Happy Hollow is a fictional town set somewhere in the Midwest. It’s also the title and setting of the new Cursive album, and if you know anything about Cursive, you can probably guess that there aren’t too many folks within this small town that could actually be characterized as happy. If you have a son he’s off to war. If you have a job it’s killing you. If you know a priest he’s a closet homosexual. Or even better, he’s knocking up your daughter.

But through all of this misery, there is a sense of catharsis that comes along with Happy Hollow, or more accurately the specific catharsis that comes with giving up on god. In Happy Hollow, Cursive craft an album overflowing with these themes of divine longing and loss. With God always present in mind, but absent in physical presence, characters wander like lost children, tugging at coat sleeves, asking questions and truly searching, but ultimately being left to create their own truths.

Kicking off the record is “Opening the Hymnal/Babies”, a split track which serves as an introduction to the town before dissolving and eventually reemerging as the first true song on the album. Here singer/songwriter Tim Kasher sings to a child fresh out of the womb telling it -- Such delusions we all struggle with/But the beautiful truth of it is/This is all we are/We simply exist --. It proves to be a sentiment that echoes throughout the remainder of the album.

Later “Retreat!” has an entire choir singing about God’s absence and the subsequent damage it has caused. -- They check the shrine and the temple/but he wasn’t there/they checked the mosque and the chapel/no not there --. By the end of the song the only thing they have left to say is -- Lord let us go -- over, and over, and over again. And this is where the catharsis lies. The characters choose to abandon their God, as they have been abandoned. (And in gospel tinged chorus no less.) It truly feels an occasion to rejoice.

Of course Happy Hollow has its fair share of mortals dealing with other mortals. “Dorothy Dreams of Tornadoes” brings to mind a less personal version of the lyrics most anywhere on Domestica, while “Dorothy looks at 40” documents small town malaise. And although these songs both (Both!) successfully use the Dorothy archetype from “The Wizard of Oz” they still don’t hit with the same impact as the songs dealing with questions of divinity.

But beyond the new lyrical slant Cursive has also expanded musically. Cellist, Gretta Cohn, featured prominently on Cursive’s previous album The Ugly Organ has left and since been replaced by an entire horn section. With the brass accenting Cursive’s trademark, dissonant prettiness, they’ve honestly never sounded better. “Big Bang” rocks with a propulsive melody worthy of its title, while “Dorothy looks at 40” uses the lower horn section to push the verses forward with a galloping, rhythmic effect.

Later “So-So Gigolo” sleazes it up with a bass line that perfectly captures what you imagine when someone says the word gigolo, while somehow avoiding the obvious pitfalls here. Perhaps most impressively the 12th track “Into the fold” shows itself to be the most subtle and beautiful song Cursive has ever penned, all hushed vocals and soft organs, before a build that never really comes and is all the better for it.

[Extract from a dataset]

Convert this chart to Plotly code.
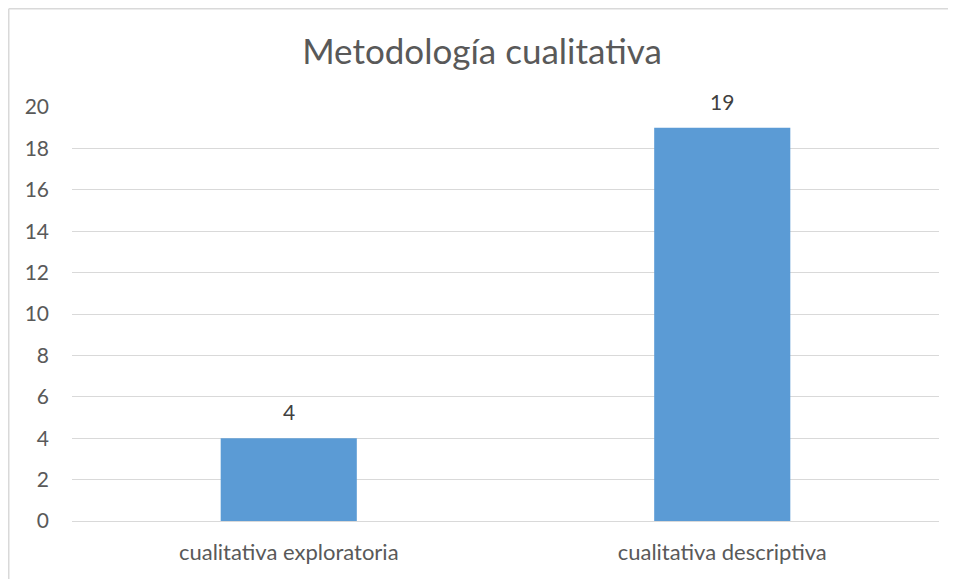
import plotly.graph_objects as go

categories = ["cualitativa exploratoria", "cualitativa descriptiva"]
values = [4, 19]
y_ticks = [0, 2, 4, 6, 8, 10, 12, 14, 16, 18, 20]

FONT = "Lato, 'Open Sans', sans-serif"
W, H = 948, 571
L, T = 64, 99
PW, PH = 867, 414

fig = go.Figure(go.Bar(
    x=categories, y=values,
    marker=dict(color="#5B9BD5", line=dict(width=0)),
    width=0.314, hoverinfo="x+y",
))
for c, v in zip(categories, values):
    fig.add_annotation(x=c, y=v, text=str(v), showarrow=False, yanchor="bottom",
                       yshift=12, font=dict(size=21, color="#404040", family=FONT))

bx = (0.75 - L) / PW
by = (T + PH - 0.75) / PH
fig.update_layout(
    width=W, height=H,
    margin=dict(l=L, r=W - L - PW, t=T, b=H - T - PH, autoexpand=False),
    paper_bgcolor="white", plot_bgcolor="white",
    title=dict(text="Metodología cualitativa", x=0.5, xanchor="center",
               y=1 - 44/H, yanchor="middle",
               font=dict(size=35, color="#595959", family=FONT)),
    showlegend=False,
    font=dict(family=FONT, color="#595959", size=21),
    xaxis=dict(showgrid=False, showline=False, ticks="", ticklabelstandoff=16,
               tickfont=dict(size=22, color="#595959")),
    yaxis=dict(range=[0, 20], tickvals=y_ticks, showgrid=True, gridcolor="#D9D9D9",
               gridwidth=1.3, zeroline=True, zerolinecolor="#D9D9D9", zerolinewidth=1.3,
               showline=False, ticks="", ticklabelstandoff=22,
               tickfont=dict(size=21, color="#595959")),
    shapes=[
        dict(type="line", xref="paper", yref="paper", x0=bx, x1=bx, y0=-0.3, y1=by,
             line=dict(color="#D9D9D9", width=1.5), layer="below"),
        dict(type="line", xref="paper", yref="paper", x0=bx, x1=1.2, y0=by, y1=by,
             line=dict(color="#D9D9D9", width=1.5), layer="below"),
    ],
)
fig.write_html("out.html")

Happy Hollow isn’t without its missteps however. “Flag and Family” although interesting musically, feels cheap lyrically, referring to off stage (so to speak) characters as --Bigots and fanatics --. Another track has Tim yelling -- This city’s killing us-- and even if that is true in the context of the record, it all just feels a little tired. That said however, Cursive rarely fail in such a way. In fact, most of the time they get away with a lot more than I would have thought possible.

I mean, come on! Who titles a song “So-So Gigolo” and gets away with not playing it up for laughs? Instead they throw out references to Greek mythology like -- Small town Adonis/hits the metropolis/brought down to his knees --. These lines should not work, with all of their double entendre and unfunny male prostitution, but within the confines of the song, they do. It’s only every so often that the scale tips a little too far this way or that. An odd rhyme here, a graceless sexual allusion there. But in a production such as this, complete with a final reprise documenting all that has occurred in a table of contents style sing-along, there are bound to a few occasional lows, along with all these remarkable highs.